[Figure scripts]

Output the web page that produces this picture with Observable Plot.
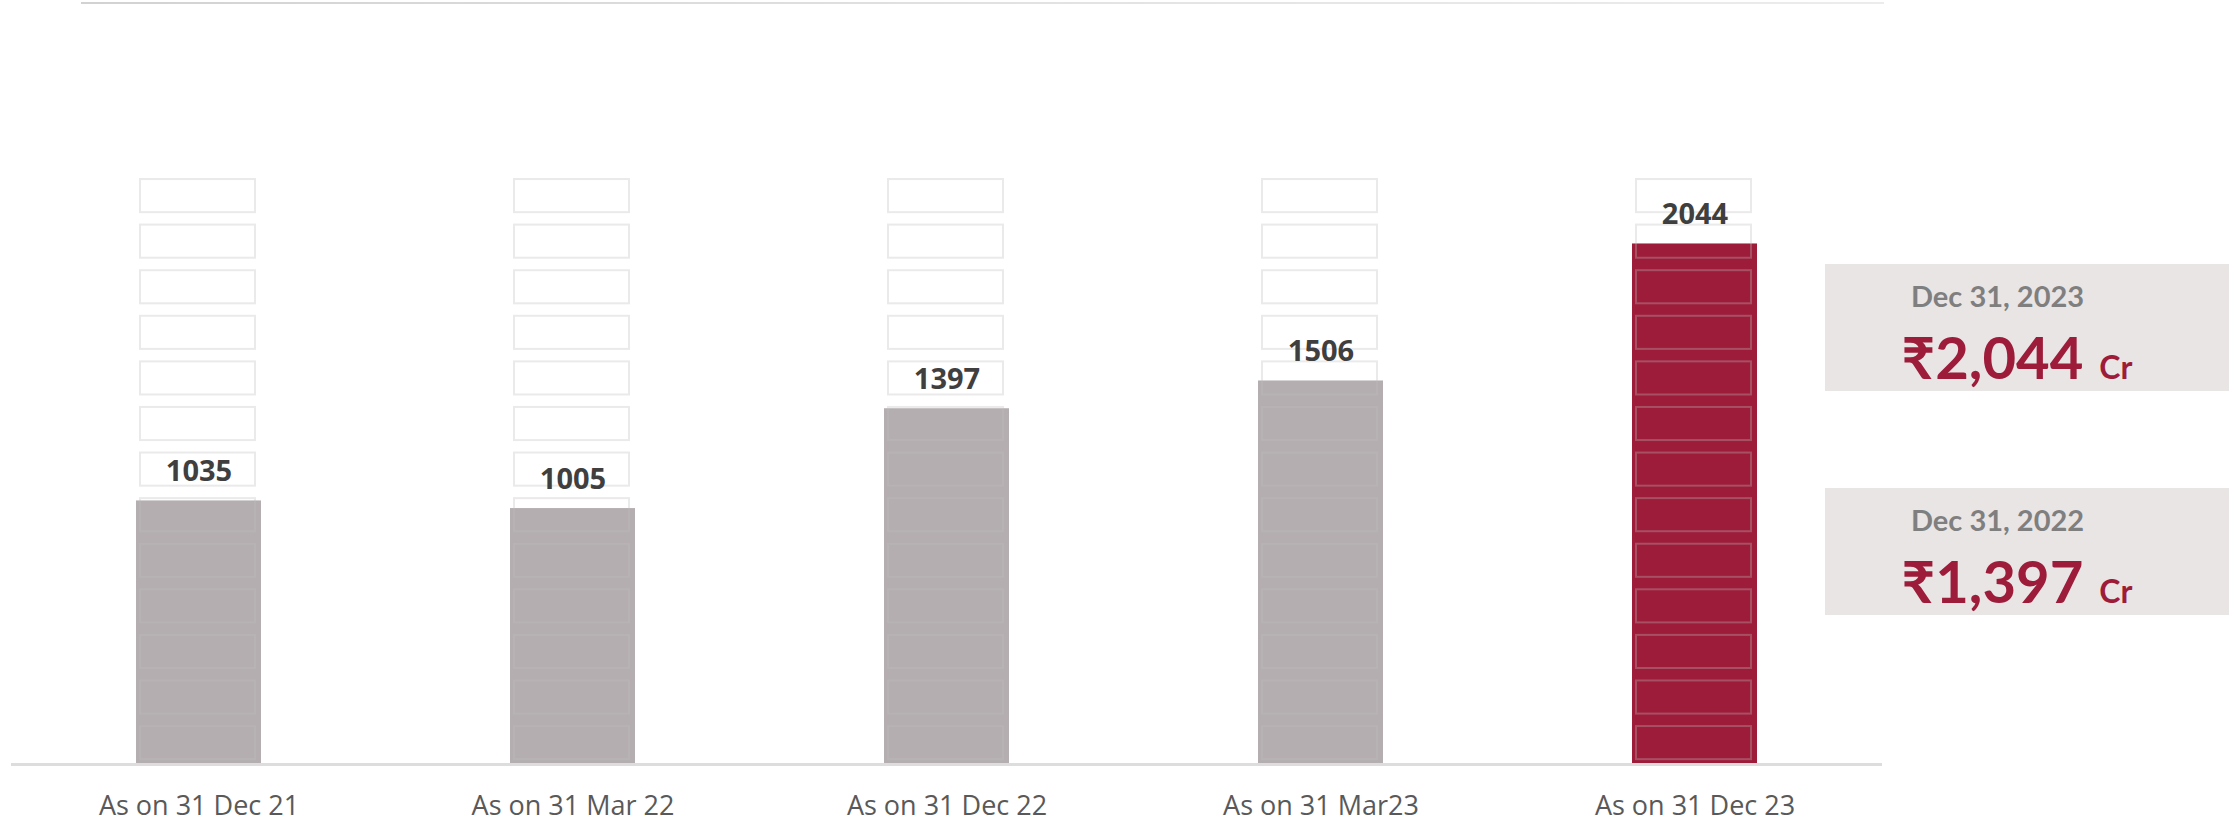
<!DOCTYPE html>
<html>
<head>
<meta charset="utf-8">
<script src="https://cdn.jsdelivr.net/npm/d3@7"></script>
<script src="https://cdn.jsdelivr.net/npm/@observablehq/plot@0.6"></script>
<style>
  html, body { margin: 0; padding: 0; background: #ffffff; overflow: hidden; }
  #wrap { position: relative; width: 2238px; height: 826px; }
  #topline { position: absolute; left: 81px; top: 2px; width: 1803px; height: 2px;
             background: linear-gradient(to right, #d2d2d2, #e4e4e4 60%, #ececec); }
  .panel { position: absolute; left: 1825px; width: 404px; height: 127px; background: #e9e5e5;
           font-family: "Lato", "Noto Sans", "DejaVu Sans", sans-serif; font-weight: 700; }
  .panel .date { position: absolute; left: 86px; top: 17px; font-size: 29px; line-height: 1; color: #7f7f80; white-space: nowrap; }
  .panel .val { position: absolute; left: 0; width: 384px; top: 64px; font-size: 58px; line-height: 1; color: #9d1c3a; text-align: center; white-space: nowrap; }
  .panel .val span { font-size: 32px; margin-left: 16px; }
</style>
</head>
<body>
<div id="wrap"><div id="topline"></div></div>
<script>
// ---- data ----
const categories = ["As on 31 Dec 21", "As on 31 Mar 22", "As on 31 Dec 22", "As on 31 Mar23", "As on 31 Dec 23"];
const values = [1035, 1005, 1397, 1506, 2044];
const highlighted = [false, false, false, false, true];
const panelDates = ["Dec 31, 2023", "Dec 31, 2022"];
const panelValues = ["₹2,044", "₹1,397"];
const panelUnit = "Cr";

// decorative placeholder slots (value units)
const slotCount = 13, slotStep = 179, slotHeight = 130, slotBase = 19;

const GRAY = "#b4aeb0", RED = "#9d1c3a";

const data = categories.map((c, i) => ({category: c, value: values[i], fill: highlighted[i] ? RED : GRAY}));
const slots = categories.flatMap(c => d3.range(slotCount).map(k => ({
  category: c, y1: slotBase + k * slotStep, y2: slotBase + k * slotStep + slotHeight
})));

const chart = Plot.plot({
  width: 2238,
  height: 826,
  marginTop: 0,
  marginBottom: 62,
  marginLeft: 11,
  marginRight: 356,
  style: {fontFamily: "'Open Sans', 'Noto Sans', sans-serif", fontSize: "27px", color: "#595959", background: "transparent"},
  x: {domain: categories, paddingInner: 0.666, paddingOuter: 0.333, label: null},
  y: {domain: [0, 3000], axis: null},
  color: {type: "identity"},
  marks: [
    Plot.barY(data, {x: "category", y: "value", fill: "fill"}),
    Plot.rect(slots, {x: "category", y1: "y1", y2: "y2", fill: "none", stroke: "rgb(190,190,190)",
      strokeOpacity: 0.32, strokeWidth: 2, insetLeft: 4, insetRight: 6}),
    Plot.ruleY([0], {stroke: "#dddddd", strokeWidth: 3}),
    Plot.text(data, {x: "category", y: "value", text: d => String(d.value), dy: -20, lineAnchor: "bottom",
      fontSize: 29, fontWeight: 700, fill: "#3f3f3f"}),
    Plot.axisX({tickSize: 0, tickPadding: 31, fontSize: 27, fill: "#595959", fontWeight: 400, label: null})
  ]
});
chart.style.position = "absolute";
chart.style.left = "0px";
chart.style.top = "0px";
const wrap = document.getElementById("wrap");
wrap.insertBefore(chart, wrap.firstChild);

panelDates.forEach((d, i) => {
  const p = document.createElement("div");
  p.className = "panel";
  p.style.top = (264 + i * 224) + "px";
  const dt = document.createElement("div");
  dt.className = "date";
  dt.textContent = d;
  const v = document.createElement("div");
  v.className = "val";
  v.textContent = panelValues[i];
  const u = document.createElement("span");
  u.textContent = panelUnit;
  v.appendChild(u);
  p.appendChild(dt);
  p.appendChild(v);
  wrap.appendChild(p);
});
</script>
</body>
</html>
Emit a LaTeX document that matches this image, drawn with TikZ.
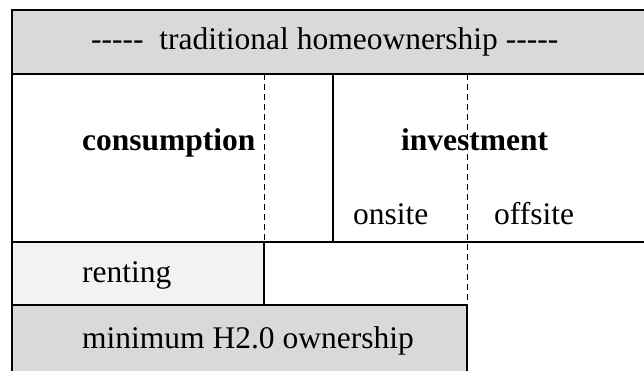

• [WHAT THE EXERCISE ASKS]:
Print all of the entries word for word. Omit the pictures they contain.

• [TASK SOLUTION]:
Output the web page that produces this picture with Observable Plot.
<!DOCTYPE html>
<html>
<head>
<meta charset="utf-8">
<script src="https://cdn.jsdelivr.net/npm/d3@7"></script>
<script src="https://cdn.jsdelivr.net/npm/@observablehq/plot@0.6"></script>
<style>
  html, body { margin: 0; padding: 0; background: #ffffff; overflow: hidden; }
  #wrap { position: relative; width: 2238px; height: 826px; }
  #topline { position: absolute; left: 81px; top: 2px; width: 1803px; height: 2px;
             background: linear-gradient(to right, #d2d2d2, #e4e4e4 60%, #ececec); }
  .panel { position: absolute; left: 1825px; width: 404px; height: 127px; background: #e9e5e5;
           font-family: "Lato", "Noto Sans", "DejaVu Sans", sans-serif; font-weight: 700; }
  .panel .date { position: absolute; left: 86px; top: 17px; font-size: 29px; line-height: 1; color: #7f7f80; white-space: nowrap; }
  .panel .val { position: absolute; left: 0; width: 384px; top: 64px; font-size: 58px; line-height: 1; color: #9d1c3a; text-align: center; white-space: nowrap; }
  .panel .val span { font-size: 32px; margin-left: 16px; }
</style>
</head>
<body>
<div id="wrap"><div id="topline"></div></div>
<script>
// ---- data ----
const categories = ["As on 31 Dec 21", "As on 31 Mar 22", "As on 31 Dec 22", "As on 31 Mar23", "As on 31 Dec 23"];
const values = [1035, 1005, 1397, 1506, 2044];
const highlighted = [false, false, false, false, true];
const panelDates = ["Dec 31, 2023", "Dec 31, 2022"];
const panelValues = ["₹2,044", "₹1,397"];
const panelUnit = "Cr";

// decorative placeholder slots (value units)
const slotCount = 13, slotStep = 179, slotHeight = 130, slotBase = 19;

const GRAY = "#b4aeb0", RED = "#9d1c3a";

const data = categories.map((c, i) => ({category: c, value: values[i], fill: highlighted[i] ? RED : GRAY}));
const slots = categories.flatMap(c => d3.range(slotCount).map(k => ({
  category: c, y1: slotBase + k * slotStep, y2: slotBase + k * slotStep + slotHeight
})));

const chart = Plot.plot({
  width: 2238,
  height: 826,
  marginTop: 0,
  marginBottom: 62,
  marginLeft: 11,
  marginRight: 356,
  style: {fontFamily: "'Open Sans', 'Noto Sans', sans-serif", fontSize: "27px", color: "#595959", background: "transparent"},
  x: {domain: categories, paddingInner: 0.666, paddingOuter: 0.333, label: null},
  y: {domain: [0, 3000], axis: null},
  color: {type: "identity"},
  marks: [
    Plot.barY(data, {x: "category", y: "value", fill: "fill"}),
    Plot.rect(slots, {x: "category", y1: "y1", y2: "y2", fill: "none", stroke: "rgb(190,190,190)",
      strokeOpacity: 0.32, strokeWidth: 2, insetLeft: 4, insetRight: 6}),
    Plot.ruleY([0], {stroke: "#dddddd", strokeWidth: 3}),
    Plot.text(data, {x: "category", y: "value", text: d => String(d.value), dy: -20, lineAnchor: "bottom",
      fontSize: 29, fontWeight: 700, fill: "#3f3f3f"}),
    Plot.axisX({tickSize: 0, tickPadding: 31, fontSize: 27, fill: "#595959", fontWeight: 400, label: null})
  ]
});
chart.style.position = "absolute";
chart.style.left = "0px";
chart.style.top = "0px";
const wrap = document.getElementById("wrap");
wrap.insertBefore(chart, wrap.firstChild);

panelDates.forEach((d, i) => {
  const p = document.createElement("div");
  p.className = "panel";
  p.style.top = (264 + i * 224) + "px";
  const dt = document.createElement("div");
  dt.className = "date";
  dt.textContent = d;
  const v = document.createElement("div");
  v.className = "val";
  v.textContent = panelValues[i];
  const u = document.createElement("span");
  u.textContent = panelUnit;
  v.appendChild(u);
  p.appendChild(dt);
  p.appendChild(v);
  wrap.appendChild(p);
});
</script>
</body>
</html>
Emit a LaTeX document that matches this image, drawn with TikZ.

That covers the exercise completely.